### EXERCISE BRIEF
List each line in which the string "this" appears.

### TASK INPUT
-----

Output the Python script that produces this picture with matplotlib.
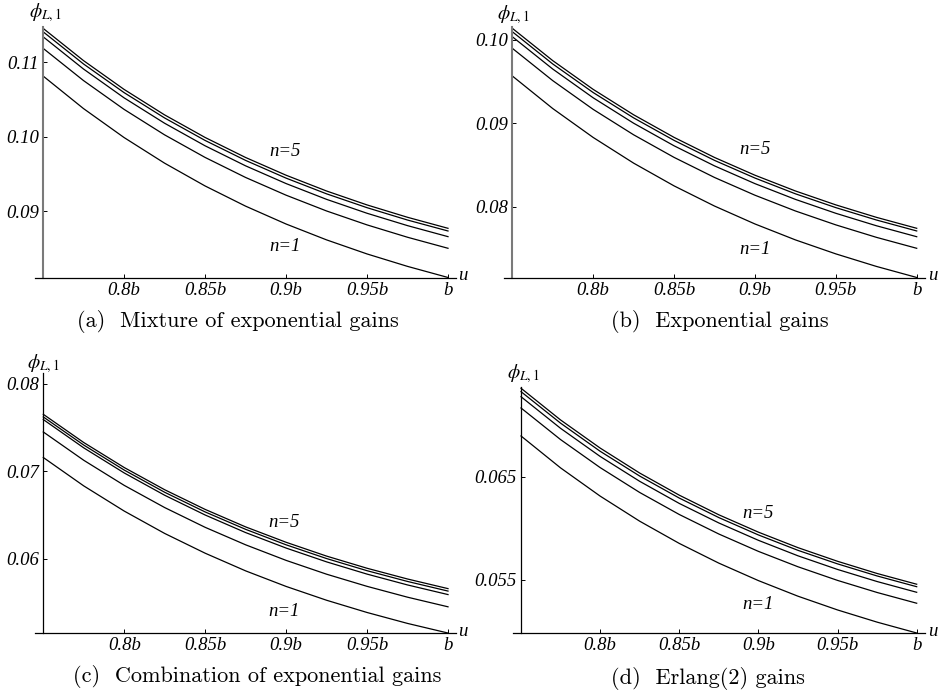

-----

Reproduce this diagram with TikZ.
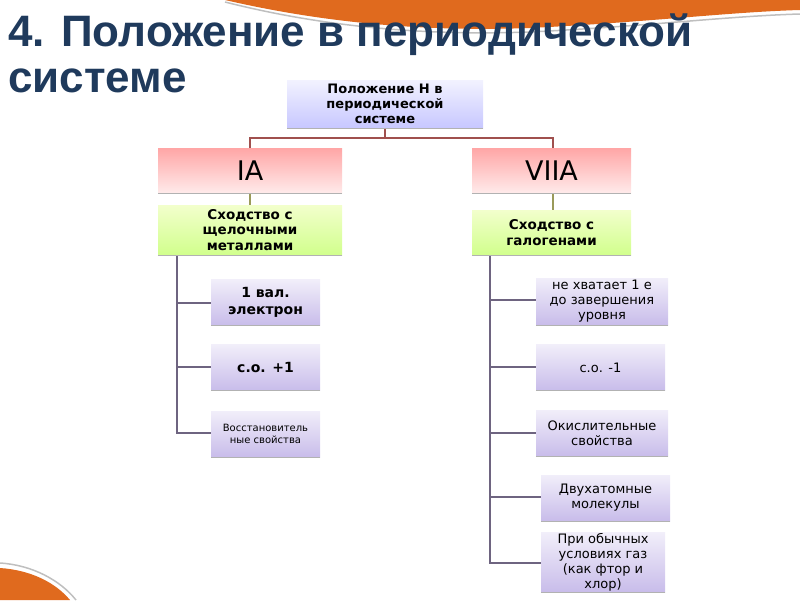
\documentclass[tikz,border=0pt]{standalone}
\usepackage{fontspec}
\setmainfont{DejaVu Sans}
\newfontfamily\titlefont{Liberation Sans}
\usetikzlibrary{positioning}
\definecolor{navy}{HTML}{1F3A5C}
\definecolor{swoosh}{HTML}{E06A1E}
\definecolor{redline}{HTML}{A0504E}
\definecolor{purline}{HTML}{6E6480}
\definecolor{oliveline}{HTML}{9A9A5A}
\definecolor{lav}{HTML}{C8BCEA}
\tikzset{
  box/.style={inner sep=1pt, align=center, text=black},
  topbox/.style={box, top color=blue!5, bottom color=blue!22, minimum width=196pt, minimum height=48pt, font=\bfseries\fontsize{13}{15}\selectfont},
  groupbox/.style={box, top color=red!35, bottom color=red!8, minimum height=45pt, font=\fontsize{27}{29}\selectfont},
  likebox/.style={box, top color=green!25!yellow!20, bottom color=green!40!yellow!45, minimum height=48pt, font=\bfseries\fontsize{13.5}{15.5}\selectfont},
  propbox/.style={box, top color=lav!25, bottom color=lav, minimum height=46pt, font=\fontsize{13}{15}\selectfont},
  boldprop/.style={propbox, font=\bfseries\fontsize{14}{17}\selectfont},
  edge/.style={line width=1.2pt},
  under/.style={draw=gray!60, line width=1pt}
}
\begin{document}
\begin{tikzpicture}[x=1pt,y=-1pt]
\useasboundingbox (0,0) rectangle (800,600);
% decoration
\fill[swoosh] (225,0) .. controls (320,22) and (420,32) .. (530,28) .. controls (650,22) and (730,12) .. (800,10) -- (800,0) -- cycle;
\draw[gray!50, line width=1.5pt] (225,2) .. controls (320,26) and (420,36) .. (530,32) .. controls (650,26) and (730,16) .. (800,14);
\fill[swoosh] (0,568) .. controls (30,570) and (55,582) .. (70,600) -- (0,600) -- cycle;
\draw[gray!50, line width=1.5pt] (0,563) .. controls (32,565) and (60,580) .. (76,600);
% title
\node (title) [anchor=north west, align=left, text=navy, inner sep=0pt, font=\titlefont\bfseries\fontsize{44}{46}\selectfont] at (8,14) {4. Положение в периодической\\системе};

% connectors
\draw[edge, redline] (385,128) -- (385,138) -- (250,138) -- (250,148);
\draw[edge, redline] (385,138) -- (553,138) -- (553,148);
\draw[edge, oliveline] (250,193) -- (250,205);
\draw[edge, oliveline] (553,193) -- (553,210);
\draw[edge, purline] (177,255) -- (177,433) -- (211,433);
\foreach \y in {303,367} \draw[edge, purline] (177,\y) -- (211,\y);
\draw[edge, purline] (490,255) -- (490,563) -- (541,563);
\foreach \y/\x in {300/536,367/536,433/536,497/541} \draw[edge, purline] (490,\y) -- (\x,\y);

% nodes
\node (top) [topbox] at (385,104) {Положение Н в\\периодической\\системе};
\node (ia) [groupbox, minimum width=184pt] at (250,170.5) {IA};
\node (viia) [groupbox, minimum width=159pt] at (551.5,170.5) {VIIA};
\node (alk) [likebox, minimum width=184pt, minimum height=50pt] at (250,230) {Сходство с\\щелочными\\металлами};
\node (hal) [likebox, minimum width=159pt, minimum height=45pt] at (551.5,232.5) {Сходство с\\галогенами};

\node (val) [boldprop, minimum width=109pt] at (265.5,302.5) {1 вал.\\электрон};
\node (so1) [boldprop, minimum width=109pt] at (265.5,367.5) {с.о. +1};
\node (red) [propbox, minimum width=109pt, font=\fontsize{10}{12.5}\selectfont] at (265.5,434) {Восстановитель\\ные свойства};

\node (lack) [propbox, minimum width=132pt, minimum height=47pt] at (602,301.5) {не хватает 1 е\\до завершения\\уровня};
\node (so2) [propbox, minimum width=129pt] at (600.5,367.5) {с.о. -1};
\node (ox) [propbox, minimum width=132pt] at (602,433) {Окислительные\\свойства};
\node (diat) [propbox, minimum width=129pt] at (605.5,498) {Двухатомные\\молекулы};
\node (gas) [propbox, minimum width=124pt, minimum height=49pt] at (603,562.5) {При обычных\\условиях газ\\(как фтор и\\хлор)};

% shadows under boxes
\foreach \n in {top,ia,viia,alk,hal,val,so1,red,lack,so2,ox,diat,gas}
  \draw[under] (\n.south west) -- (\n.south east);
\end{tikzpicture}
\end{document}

-----

### EXERCISE RESULT
Output the Python script that produces this picture with matplotlib.
Reproduce this diagram with TikZ.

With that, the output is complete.